── DATA IN THIS EXERCISE ──

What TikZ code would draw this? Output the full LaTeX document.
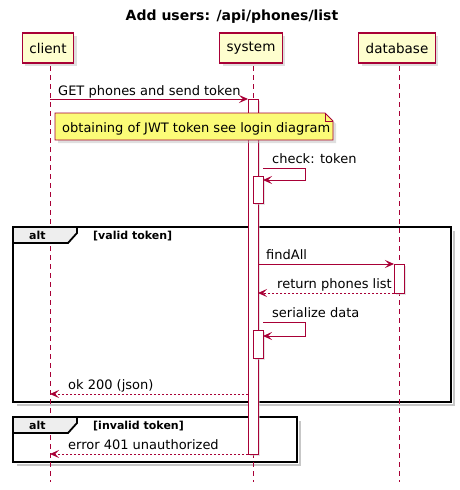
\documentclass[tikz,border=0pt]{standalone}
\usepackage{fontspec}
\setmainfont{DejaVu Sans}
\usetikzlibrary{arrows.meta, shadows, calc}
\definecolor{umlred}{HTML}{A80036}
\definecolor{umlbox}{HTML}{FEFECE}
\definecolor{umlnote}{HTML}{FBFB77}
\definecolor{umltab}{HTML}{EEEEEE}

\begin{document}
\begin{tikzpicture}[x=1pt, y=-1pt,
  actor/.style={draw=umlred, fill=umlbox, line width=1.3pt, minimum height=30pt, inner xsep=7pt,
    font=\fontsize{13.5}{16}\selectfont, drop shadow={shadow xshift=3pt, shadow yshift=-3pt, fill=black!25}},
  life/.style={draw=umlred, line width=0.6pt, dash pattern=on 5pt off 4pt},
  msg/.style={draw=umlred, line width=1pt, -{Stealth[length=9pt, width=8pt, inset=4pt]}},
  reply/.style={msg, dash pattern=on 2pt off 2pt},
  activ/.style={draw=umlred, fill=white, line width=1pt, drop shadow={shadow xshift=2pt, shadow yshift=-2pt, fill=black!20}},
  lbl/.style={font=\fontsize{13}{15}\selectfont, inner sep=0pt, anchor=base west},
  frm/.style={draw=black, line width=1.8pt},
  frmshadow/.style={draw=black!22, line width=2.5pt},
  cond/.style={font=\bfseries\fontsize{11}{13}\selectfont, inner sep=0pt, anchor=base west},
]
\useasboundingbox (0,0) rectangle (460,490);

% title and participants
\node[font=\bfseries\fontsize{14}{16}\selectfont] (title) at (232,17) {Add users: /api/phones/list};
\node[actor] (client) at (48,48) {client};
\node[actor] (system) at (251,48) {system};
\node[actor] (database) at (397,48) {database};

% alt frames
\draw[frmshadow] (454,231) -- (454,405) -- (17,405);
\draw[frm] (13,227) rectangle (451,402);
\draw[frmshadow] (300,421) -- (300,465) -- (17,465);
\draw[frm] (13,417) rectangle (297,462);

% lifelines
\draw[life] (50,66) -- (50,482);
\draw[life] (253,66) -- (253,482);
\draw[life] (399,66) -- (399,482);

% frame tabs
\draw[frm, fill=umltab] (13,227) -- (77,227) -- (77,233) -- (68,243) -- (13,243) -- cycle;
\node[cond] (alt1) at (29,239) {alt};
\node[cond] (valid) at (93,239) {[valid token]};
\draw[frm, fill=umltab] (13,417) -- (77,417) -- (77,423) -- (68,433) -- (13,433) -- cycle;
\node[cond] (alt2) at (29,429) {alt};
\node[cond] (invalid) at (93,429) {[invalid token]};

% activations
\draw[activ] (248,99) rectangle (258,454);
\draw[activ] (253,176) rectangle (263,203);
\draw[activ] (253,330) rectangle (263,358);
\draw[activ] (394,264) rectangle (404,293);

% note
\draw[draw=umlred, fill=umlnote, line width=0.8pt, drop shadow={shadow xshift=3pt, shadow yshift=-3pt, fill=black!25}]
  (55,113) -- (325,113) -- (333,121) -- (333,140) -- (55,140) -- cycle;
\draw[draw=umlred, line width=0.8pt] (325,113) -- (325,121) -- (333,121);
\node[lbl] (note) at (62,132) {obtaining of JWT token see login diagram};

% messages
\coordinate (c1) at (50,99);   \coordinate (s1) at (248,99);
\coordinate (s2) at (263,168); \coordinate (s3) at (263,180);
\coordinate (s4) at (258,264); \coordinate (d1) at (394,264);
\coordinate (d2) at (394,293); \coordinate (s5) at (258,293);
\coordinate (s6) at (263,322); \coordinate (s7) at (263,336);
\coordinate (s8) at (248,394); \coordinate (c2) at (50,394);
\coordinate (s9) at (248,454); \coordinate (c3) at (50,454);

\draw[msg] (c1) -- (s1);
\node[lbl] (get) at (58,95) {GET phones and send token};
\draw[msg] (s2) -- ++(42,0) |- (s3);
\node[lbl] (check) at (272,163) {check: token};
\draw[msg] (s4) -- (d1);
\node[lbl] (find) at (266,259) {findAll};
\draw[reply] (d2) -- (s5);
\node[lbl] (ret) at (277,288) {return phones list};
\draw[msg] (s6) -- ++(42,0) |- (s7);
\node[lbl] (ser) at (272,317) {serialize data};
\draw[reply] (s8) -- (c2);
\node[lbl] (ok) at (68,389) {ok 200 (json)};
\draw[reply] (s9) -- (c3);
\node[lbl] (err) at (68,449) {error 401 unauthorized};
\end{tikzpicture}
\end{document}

───
── DATA IN THIS EXERCISE ──

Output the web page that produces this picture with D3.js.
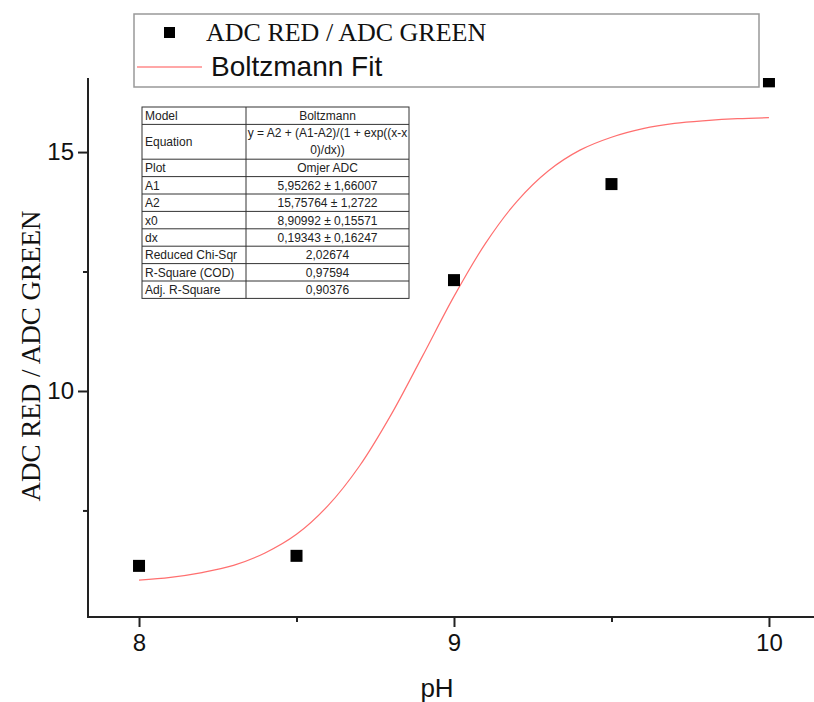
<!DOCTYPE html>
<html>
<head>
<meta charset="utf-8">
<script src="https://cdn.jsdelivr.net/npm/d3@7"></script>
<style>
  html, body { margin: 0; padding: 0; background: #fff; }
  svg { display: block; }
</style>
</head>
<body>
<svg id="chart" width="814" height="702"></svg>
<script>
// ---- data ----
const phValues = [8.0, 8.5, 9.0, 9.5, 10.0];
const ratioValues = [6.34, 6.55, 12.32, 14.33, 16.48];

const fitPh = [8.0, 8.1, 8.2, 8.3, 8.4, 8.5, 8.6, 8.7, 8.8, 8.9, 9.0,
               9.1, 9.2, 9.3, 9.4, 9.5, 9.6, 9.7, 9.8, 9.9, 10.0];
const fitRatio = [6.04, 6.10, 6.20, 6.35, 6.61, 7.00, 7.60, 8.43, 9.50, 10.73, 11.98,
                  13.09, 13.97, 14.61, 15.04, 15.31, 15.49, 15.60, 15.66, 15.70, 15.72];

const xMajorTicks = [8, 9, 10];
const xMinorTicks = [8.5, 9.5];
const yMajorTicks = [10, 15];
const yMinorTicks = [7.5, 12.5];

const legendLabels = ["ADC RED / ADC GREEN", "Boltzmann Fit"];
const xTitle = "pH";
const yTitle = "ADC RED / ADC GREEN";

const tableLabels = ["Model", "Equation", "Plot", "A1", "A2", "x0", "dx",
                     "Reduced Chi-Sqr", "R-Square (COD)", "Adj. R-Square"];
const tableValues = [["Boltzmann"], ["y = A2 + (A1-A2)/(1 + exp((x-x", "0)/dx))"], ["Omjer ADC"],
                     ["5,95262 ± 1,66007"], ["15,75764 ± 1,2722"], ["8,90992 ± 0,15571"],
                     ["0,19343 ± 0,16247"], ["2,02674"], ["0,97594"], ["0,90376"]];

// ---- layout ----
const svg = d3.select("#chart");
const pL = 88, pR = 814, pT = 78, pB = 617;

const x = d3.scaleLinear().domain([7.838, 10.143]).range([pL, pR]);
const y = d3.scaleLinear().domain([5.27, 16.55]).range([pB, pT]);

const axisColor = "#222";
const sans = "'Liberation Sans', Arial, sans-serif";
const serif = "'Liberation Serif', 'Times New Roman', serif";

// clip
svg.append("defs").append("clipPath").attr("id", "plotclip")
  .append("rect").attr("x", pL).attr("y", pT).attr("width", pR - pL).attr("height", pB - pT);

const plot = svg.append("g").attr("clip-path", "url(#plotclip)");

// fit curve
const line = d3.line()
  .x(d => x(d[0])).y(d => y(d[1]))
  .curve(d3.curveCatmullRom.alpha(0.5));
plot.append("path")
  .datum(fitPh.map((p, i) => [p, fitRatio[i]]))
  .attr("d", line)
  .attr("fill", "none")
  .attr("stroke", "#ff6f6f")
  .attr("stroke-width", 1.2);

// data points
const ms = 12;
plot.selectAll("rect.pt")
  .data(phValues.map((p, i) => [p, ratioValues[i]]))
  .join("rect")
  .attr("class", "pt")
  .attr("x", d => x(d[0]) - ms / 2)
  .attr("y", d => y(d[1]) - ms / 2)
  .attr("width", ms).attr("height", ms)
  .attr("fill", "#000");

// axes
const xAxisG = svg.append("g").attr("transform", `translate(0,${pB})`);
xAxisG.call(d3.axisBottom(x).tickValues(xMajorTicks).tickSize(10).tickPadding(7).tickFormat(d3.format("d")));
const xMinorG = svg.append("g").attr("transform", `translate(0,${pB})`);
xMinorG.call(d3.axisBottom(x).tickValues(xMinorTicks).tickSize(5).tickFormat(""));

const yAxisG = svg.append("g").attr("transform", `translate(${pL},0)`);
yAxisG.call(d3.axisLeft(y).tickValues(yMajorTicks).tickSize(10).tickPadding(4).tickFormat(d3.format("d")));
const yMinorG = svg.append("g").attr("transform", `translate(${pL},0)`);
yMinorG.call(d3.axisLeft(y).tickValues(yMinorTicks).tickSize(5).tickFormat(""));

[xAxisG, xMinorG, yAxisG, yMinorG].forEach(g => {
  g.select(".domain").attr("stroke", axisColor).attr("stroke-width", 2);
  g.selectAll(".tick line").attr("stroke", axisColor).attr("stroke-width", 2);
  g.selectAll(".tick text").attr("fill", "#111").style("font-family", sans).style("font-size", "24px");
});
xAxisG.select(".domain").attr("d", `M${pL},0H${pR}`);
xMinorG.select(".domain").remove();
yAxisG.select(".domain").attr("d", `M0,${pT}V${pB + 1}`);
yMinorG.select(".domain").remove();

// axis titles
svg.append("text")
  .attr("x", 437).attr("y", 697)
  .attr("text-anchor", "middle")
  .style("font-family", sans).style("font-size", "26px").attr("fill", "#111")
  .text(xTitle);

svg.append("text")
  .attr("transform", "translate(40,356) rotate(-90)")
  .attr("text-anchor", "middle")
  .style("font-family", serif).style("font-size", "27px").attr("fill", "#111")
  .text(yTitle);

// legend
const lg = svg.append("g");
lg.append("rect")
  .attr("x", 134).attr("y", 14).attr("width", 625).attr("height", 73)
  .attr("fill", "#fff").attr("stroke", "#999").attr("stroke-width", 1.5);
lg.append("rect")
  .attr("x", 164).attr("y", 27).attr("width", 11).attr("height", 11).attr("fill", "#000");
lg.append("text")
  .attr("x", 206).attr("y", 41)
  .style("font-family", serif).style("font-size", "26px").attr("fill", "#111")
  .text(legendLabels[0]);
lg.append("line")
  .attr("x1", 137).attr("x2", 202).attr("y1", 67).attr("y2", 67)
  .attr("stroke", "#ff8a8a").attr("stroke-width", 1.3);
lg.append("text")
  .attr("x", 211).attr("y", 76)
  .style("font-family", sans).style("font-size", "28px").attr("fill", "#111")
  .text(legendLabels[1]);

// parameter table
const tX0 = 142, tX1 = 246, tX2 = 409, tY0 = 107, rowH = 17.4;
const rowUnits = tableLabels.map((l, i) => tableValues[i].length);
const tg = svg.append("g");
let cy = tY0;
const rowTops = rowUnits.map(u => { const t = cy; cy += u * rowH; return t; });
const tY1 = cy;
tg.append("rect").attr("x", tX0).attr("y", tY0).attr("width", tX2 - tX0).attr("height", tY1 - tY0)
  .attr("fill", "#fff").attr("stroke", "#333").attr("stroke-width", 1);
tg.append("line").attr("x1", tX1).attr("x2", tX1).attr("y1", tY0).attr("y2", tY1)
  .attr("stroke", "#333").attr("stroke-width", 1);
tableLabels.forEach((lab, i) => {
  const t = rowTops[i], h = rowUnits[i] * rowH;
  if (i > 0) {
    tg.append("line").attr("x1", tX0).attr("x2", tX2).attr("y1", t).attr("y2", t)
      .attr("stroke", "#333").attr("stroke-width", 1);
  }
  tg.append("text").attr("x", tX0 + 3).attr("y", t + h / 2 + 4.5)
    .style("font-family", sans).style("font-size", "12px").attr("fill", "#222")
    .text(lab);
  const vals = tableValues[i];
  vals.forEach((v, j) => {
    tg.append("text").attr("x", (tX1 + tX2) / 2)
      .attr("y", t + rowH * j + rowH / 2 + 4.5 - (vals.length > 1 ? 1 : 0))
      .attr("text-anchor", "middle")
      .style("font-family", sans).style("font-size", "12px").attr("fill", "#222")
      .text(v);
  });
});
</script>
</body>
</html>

───

WRITTEN INSTRUCTION
Only the lines from the one with "What TikZ code" through the one with "(399,66) -- (399,482);" belong in your copy; retype them exactly and drop any pictures.

FULL ANSWER
What TikZ code would draw this? Output the full LaTeX document.
\documentclass[tikz,border=0pt]{standalone}
\usepackage{fontspec}
\setmainfont{DejaVu Sans}
\usetikzlibrary{arrows.meta, shadows, calc}
\definecolor{umlred}{HTML}{A80036}
\definecolor{umlbox}{HTML}{FEFECE}
\definecolor{umlnote}{HTML}{FBFB77}
\definecolor{umltab}{HTML}{EEEEEE}

\begin{document}
\begin{tikzpicture}[x=1pt, y=-1pt,
  actor/.style={draw=umlred, fill=umlbox, line width=1.3pt, minimum height=30pt, inner xsep=7pt,
    font=\fontsize{13.5}{16}\selectfont, drop shadow={shadow xshift=3pt, shadow yshift=-3pt, fill=black!25}},
  life/.style={draw=umlred, line width=0.6pt, dash pattern=on 5pt off 4pt},
  msg/.style={draw=umlred, line width=1pt, -{Stealth[length=9pt, width=8pt, inset=4pt]}},
  reply/.style={msg, dash pattern=on 2pt off 2pt},
  activ/.style={draw=umlred, fill=white, line width=1pt, drop shadow={shadow xshift=2pt, shadow yshift=-2pt, fill=black!20}},
  lbl/.style={font=\fontsize{13}{15}\selectfont, inner sep=0pt, anchor=base west},
  frm/.style={draw=black, line width=1.8pt},
  frmshadow/.style={draw=black!22, line width=2.5pt},
  cond/.style={font=\bfseries\fontsize{11}{13}\selectfont, inner sep=0pt, anchor=base west},
]
\useasboundingbox (0,0) rectangle (460,490);

% title and participants
\node[font=\bfseries\fontsize{14}{16}\selectfont] (title) at (232,17) {Add users: /api/phones/list};
\node[actor] (client) at (48,48) {client};
\node[actor] (system) at (251,48) {system};
\node[actor] (database) at (397,48) {database};

% alt frames
\draw[frmshadow] (454,231) -- (454,405) -- (17,405);
\draw[frm] (13,227) rectangle (451,402);
\draw[frmshadow] (300,421) -- (300,465) -- (17,465);
\draw[frm] (13,417) rectangle (297,462);

% lifelines
\draw[life] (50,66) -- (50,482);
\draw[life] (253,66) -- (253,482);
\draw[life] (399,66) -- (399,482);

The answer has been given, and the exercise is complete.